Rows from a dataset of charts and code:
#####
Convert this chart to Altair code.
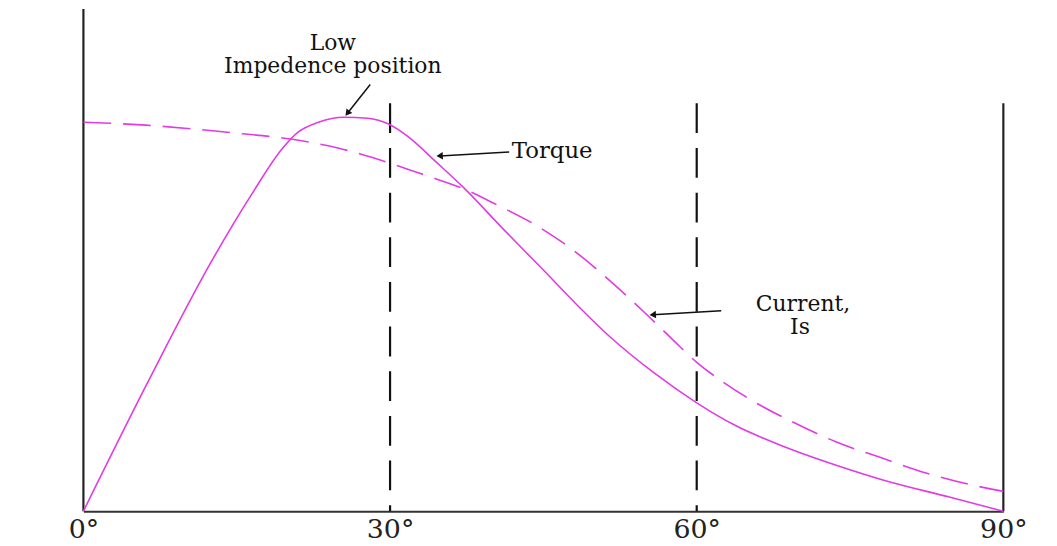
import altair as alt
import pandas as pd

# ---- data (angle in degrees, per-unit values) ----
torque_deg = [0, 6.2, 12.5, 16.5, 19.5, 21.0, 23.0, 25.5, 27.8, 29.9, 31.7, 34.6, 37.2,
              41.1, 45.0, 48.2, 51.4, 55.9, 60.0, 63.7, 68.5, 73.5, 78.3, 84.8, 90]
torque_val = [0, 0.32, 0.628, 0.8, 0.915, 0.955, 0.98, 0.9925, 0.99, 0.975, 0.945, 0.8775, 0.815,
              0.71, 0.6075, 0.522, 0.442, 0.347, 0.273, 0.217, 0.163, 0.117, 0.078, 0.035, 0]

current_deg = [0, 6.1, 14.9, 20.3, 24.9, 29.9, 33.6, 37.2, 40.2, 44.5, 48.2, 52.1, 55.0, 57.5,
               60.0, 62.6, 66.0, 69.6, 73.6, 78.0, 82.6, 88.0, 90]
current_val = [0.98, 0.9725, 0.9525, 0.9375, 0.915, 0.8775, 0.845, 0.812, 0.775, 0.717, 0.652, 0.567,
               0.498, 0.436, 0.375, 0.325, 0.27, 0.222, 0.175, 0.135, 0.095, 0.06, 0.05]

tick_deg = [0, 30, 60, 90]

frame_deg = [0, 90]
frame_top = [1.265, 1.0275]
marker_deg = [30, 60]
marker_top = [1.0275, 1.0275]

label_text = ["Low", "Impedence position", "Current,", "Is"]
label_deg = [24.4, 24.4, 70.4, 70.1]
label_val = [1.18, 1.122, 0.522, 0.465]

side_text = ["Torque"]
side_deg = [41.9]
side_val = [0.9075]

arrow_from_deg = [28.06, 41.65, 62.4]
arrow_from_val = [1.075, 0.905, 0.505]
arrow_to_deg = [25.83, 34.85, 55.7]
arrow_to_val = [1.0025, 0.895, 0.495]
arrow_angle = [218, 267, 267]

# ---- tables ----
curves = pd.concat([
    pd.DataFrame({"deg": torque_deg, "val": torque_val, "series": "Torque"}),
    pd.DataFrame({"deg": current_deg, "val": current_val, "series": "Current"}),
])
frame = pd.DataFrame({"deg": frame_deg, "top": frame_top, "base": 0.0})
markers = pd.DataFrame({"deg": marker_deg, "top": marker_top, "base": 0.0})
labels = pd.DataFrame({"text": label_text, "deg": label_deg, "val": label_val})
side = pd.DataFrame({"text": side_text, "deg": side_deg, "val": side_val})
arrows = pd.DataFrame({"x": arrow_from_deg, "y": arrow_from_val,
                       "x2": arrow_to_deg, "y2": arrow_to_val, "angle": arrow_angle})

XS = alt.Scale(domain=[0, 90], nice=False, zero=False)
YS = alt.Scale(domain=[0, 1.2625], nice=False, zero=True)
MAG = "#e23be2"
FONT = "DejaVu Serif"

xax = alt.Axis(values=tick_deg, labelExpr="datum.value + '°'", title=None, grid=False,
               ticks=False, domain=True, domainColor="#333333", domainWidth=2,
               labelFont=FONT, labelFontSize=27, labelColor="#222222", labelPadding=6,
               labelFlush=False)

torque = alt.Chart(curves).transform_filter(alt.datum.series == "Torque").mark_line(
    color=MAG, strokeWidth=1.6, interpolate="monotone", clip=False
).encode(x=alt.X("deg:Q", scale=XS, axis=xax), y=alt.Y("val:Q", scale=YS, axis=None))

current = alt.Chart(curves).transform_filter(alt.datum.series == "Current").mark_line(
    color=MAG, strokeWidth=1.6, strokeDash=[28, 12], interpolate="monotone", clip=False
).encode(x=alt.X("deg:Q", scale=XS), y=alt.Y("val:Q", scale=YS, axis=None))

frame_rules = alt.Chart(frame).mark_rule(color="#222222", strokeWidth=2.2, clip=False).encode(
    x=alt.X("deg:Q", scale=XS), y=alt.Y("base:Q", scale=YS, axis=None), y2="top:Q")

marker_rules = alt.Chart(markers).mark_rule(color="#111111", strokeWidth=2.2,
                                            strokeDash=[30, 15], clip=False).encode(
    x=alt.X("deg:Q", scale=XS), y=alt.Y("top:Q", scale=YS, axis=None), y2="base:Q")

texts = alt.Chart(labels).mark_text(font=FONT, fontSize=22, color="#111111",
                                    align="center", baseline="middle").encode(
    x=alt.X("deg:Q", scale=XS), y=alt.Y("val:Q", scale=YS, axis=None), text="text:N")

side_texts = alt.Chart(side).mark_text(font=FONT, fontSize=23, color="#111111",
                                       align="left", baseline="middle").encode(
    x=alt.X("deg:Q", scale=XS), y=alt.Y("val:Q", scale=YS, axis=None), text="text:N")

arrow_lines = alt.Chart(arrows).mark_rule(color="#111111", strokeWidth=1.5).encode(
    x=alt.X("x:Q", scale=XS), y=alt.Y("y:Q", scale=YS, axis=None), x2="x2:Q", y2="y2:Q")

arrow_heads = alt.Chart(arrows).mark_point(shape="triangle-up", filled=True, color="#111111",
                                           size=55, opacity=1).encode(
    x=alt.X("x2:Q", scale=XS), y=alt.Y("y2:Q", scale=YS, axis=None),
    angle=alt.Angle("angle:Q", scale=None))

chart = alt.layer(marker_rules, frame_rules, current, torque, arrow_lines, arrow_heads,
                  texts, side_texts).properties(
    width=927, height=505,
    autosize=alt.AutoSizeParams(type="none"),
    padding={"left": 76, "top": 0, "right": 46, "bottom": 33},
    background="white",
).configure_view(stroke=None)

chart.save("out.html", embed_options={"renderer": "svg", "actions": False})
#####
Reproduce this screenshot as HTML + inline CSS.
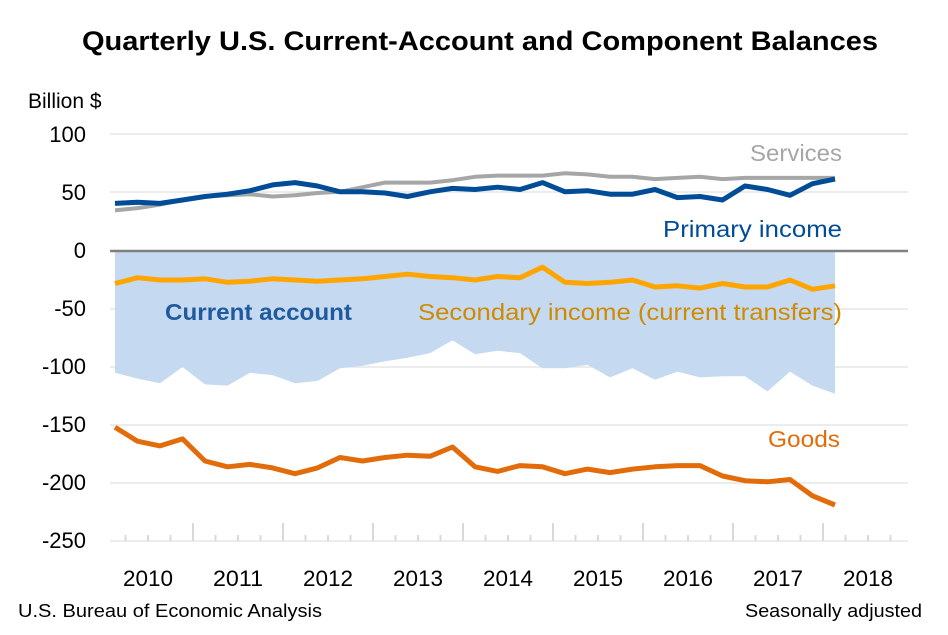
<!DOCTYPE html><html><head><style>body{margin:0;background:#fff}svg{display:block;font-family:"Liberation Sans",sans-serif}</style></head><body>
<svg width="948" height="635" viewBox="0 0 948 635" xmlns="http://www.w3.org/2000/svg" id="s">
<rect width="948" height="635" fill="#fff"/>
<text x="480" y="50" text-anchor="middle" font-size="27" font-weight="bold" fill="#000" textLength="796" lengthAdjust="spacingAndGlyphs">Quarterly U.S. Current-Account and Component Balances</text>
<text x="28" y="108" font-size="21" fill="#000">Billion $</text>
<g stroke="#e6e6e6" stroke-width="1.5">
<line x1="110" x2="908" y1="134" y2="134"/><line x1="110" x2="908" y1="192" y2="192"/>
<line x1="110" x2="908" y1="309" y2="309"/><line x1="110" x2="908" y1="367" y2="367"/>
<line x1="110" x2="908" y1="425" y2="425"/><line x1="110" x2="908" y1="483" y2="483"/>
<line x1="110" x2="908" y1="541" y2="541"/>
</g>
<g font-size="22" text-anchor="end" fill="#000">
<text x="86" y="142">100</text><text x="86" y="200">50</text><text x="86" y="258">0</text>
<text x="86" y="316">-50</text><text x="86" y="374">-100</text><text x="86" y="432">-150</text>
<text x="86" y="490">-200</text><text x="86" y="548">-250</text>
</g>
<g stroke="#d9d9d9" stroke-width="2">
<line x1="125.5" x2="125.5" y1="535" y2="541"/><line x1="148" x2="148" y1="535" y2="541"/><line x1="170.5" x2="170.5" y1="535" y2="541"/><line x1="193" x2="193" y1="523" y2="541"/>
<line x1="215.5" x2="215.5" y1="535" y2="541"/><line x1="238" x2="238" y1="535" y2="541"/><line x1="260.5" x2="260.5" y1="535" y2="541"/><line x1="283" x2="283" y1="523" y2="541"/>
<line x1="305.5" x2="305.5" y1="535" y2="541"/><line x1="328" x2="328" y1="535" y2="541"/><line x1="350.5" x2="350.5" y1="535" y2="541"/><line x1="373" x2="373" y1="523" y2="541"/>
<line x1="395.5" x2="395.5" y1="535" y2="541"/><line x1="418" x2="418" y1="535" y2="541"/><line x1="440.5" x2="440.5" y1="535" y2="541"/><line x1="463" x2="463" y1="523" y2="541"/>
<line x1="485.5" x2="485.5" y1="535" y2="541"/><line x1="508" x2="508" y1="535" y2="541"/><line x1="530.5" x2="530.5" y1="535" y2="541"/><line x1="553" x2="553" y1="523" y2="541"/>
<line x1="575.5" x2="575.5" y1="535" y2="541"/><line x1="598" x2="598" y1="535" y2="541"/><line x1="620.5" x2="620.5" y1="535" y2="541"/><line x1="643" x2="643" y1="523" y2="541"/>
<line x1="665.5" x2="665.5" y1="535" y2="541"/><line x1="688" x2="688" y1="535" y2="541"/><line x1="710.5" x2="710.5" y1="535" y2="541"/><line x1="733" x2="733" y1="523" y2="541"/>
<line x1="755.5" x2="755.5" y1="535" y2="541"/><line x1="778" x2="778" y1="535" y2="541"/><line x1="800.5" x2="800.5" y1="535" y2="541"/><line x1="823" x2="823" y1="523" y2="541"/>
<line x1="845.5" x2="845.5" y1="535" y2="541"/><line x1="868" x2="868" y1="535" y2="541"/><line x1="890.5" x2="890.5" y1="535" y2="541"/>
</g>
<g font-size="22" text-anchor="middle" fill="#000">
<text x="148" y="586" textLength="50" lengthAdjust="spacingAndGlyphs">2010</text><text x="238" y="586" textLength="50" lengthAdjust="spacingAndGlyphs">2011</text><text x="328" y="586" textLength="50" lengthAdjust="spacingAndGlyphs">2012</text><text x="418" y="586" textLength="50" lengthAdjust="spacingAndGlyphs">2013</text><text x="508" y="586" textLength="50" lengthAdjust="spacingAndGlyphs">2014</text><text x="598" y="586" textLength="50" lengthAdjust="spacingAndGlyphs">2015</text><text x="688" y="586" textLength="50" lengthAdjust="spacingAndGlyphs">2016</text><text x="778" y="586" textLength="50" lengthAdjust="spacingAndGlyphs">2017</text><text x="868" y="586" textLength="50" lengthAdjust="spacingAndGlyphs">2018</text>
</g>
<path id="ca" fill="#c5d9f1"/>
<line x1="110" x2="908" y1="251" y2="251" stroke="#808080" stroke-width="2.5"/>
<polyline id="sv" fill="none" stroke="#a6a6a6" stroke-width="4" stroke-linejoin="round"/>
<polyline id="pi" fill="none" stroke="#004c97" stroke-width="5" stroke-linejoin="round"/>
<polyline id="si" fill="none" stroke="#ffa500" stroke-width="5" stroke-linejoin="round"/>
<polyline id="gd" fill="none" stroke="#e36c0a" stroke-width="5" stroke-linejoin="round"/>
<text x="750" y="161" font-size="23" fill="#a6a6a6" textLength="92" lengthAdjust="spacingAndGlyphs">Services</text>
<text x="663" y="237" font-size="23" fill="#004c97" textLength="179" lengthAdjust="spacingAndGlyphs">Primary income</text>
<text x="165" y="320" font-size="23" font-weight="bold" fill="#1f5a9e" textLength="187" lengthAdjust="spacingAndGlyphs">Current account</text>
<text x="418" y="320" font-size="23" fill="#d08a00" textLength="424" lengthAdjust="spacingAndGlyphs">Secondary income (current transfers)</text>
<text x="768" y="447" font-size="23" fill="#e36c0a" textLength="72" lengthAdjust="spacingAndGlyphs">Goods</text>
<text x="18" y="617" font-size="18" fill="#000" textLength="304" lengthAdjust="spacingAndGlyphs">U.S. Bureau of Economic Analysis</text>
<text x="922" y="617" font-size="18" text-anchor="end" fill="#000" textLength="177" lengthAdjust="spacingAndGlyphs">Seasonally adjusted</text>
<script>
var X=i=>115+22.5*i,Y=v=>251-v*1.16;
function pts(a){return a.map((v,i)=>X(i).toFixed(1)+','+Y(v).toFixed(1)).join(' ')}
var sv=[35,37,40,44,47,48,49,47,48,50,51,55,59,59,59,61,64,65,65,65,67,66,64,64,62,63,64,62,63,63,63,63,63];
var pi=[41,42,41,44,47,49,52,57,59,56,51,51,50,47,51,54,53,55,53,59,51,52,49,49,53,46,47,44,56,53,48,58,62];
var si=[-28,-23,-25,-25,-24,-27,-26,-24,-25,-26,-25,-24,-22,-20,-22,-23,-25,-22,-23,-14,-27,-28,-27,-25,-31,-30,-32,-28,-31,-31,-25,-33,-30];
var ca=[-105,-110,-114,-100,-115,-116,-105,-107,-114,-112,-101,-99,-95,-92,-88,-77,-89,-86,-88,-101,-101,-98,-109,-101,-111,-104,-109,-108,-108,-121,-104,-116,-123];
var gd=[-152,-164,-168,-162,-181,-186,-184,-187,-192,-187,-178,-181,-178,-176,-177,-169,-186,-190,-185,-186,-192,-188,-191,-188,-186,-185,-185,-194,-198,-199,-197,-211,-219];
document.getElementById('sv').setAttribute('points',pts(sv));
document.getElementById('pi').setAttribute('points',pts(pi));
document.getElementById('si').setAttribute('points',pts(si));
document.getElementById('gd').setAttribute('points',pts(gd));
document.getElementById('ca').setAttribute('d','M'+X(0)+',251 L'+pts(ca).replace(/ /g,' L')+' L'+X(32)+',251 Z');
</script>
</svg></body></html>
#####
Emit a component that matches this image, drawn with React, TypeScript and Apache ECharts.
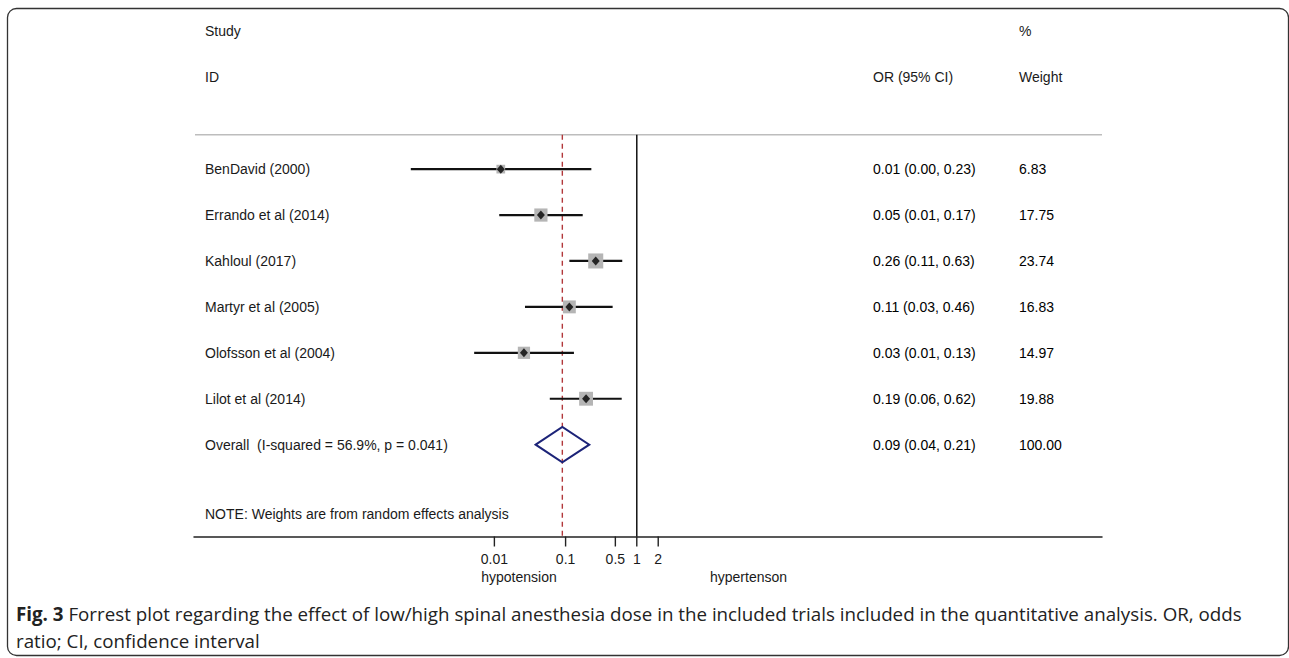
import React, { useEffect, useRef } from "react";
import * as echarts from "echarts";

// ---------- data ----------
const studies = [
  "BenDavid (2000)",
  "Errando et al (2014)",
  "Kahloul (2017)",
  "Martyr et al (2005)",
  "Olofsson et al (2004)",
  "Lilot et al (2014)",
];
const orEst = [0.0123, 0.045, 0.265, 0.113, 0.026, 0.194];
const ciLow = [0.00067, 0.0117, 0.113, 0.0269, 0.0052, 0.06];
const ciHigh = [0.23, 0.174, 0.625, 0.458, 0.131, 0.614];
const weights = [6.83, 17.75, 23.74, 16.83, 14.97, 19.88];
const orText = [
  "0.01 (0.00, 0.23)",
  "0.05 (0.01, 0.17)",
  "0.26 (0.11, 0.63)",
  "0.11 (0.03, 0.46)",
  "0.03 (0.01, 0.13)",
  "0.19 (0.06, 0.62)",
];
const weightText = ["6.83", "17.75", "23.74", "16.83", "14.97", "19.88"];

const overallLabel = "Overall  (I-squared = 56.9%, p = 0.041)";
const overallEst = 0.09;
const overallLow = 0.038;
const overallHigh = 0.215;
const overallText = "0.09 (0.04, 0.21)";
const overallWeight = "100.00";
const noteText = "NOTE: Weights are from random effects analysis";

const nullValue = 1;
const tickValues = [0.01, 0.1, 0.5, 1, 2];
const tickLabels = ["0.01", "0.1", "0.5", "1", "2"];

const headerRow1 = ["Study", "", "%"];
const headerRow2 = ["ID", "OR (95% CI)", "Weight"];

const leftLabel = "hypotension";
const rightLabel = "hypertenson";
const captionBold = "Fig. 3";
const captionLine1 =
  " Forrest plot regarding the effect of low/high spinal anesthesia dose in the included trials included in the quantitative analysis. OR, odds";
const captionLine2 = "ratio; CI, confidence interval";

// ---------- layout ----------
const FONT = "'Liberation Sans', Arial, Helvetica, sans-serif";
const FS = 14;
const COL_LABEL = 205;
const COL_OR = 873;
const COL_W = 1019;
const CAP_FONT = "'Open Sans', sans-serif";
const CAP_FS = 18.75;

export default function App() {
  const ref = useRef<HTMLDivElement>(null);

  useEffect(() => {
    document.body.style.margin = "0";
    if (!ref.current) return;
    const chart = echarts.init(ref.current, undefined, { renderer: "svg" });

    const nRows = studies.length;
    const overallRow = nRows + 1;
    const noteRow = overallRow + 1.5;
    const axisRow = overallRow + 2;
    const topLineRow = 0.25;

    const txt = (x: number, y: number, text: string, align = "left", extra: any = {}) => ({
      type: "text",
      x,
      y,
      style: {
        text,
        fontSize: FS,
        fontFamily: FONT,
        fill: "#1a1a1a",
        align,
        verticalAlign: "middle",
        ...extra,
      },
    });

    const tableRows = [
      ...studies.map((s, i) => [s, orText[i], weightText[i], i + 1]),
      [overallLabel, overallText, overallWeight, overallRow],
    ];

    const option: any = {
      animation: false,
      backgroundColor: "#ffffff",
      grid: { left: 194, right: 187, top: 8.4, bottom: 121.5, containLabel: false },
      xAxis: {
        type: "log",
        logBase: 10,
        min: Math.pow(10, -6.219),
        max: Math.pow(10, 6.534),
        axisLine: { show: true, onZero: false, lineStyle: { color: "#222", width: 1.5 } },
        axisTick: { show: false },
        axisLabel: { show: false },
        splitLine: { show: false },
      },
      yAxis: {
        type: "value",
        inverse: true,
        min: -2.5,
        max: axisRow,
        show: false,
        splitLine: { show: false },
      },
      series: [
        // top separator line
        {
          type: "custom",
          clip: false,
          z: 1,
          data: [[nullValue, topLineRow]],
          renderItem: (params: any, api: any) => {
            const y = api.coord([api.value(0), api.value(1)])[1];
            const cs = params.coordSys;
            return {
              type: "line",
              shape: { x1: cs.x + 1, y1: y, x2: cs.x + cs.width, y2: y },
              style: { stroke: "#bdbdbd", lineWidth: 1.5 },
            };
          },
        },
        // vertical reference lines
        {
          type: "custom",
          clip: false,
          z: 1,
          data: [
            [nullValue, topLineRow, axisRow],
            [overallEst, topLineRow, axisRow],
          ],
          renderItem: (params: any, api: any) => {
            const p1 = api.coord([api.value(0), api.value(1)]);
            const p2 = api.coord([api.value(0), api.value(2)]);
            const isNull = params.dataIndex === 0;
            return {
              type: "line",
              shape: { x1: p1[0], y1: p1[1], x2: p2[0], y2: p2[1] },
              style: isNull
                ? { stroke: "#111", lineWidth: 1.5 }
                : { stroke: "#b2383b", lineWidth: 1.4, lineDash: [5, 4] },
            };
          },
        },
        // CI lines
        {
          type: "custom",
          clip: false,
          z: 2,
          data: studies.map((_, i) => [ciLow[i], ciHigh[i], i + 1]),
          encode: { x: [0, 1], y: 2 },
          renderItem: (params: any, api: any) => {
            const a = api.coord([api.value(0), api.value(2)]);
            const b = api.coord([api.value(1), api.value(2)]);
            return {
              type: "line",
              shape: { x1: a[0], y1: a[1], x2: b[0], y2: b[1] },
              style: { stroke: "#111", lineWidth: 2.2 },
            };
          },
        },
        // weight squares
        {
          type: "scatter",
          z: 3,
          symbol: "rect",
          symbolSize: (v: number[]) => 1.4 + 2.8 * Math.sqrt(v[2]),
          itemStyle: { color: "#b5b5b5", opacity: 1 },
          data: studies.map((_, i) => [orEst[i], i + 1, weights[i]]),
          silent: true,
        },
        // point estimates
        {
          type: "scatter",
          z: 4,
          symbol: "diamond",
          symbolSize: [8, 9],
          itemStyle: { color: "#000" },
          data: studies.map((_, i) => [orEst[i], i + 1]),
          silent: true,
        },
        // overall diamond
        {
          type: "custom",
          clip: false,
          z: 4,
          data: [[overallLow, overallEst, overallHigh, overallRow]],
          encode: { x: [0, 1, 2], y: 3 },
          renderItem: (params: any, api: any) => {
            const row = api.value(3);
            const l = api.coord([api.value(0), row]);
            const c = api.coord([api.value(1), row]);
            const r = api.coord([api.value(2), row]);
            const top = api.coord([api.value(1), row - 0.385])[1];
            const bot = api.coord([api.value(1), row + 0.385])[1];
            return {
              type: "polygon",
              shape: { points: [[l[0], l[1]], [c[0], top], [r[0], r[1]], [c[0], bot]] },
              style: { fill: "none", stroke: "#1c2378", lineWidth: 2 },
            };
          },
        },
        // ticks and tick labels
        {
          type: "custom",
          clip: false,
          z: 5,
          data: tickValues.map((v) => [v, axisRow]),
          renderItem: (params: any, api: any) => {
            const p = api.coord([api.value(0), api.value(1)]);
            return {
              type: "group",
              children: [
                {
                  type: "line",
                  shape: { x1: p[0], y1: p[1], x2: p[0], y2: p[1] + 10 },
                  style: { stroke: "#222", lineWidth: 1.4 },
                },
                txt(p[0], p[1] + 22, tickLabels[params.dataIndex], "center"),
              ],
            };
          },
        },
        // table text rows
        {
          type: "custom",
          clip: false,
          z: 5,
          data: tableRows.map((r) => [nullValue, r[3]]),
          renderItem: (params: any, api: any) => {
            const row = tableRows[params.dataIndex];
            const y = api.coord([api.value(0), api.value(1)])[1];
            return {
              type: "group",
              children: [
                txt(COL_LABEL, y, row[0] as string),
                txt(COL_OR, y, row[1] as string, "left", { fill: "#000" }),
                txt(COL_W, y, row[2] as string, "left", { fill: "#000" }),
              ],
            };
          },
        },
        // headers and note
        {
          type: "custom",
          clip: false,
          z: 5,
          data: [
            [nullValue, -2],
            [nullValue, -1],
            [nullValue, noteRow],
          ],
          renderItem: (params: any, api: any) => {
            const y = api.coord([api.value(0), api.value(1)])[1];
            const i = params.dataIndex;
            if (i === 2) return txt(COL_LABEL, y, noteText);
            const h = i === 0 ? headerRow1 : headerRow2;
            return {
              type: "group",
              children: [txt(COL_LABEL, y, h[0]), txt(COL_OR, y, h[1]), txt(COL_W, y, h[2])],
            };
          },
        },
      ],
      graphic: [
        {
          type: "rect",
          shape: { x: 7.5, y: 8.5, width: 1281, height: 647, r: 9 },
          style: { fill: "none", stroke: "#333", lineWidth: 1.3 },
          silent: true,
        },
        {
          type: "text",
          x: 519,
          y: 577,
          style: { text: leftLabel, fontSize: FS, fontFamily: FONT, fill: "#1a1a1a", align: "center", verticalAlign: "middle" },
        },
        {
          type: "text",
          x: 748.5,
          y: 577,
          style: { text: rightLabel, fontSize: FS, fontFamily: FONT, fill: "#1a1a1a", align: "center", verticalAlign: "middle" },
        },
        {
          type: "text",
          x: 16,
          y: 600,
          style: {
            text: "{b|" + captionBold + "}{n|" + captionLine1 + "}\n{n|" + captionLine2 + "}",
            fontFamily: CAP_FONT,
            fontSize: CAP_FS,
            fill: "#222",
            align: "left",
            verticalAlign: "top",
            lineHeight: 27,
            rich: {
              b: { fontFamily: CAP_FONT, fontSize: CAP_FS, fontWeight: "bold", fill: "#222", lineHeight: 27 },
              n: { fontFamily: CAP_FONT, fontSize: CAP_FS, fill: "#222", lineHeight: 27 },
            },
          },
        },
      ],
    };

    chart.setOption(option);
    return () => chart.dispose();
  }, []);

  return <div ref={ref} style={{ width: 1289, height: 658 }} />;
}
#####
= EXERCISE DIRECTIONS =
Copy each line above that contains the string "React".

= WRITTEN ANSWER =
Emit a component that matches this image, drawn with React, TypeScript and Apache ECharts.
import React, { useEffect, useRef } from "react";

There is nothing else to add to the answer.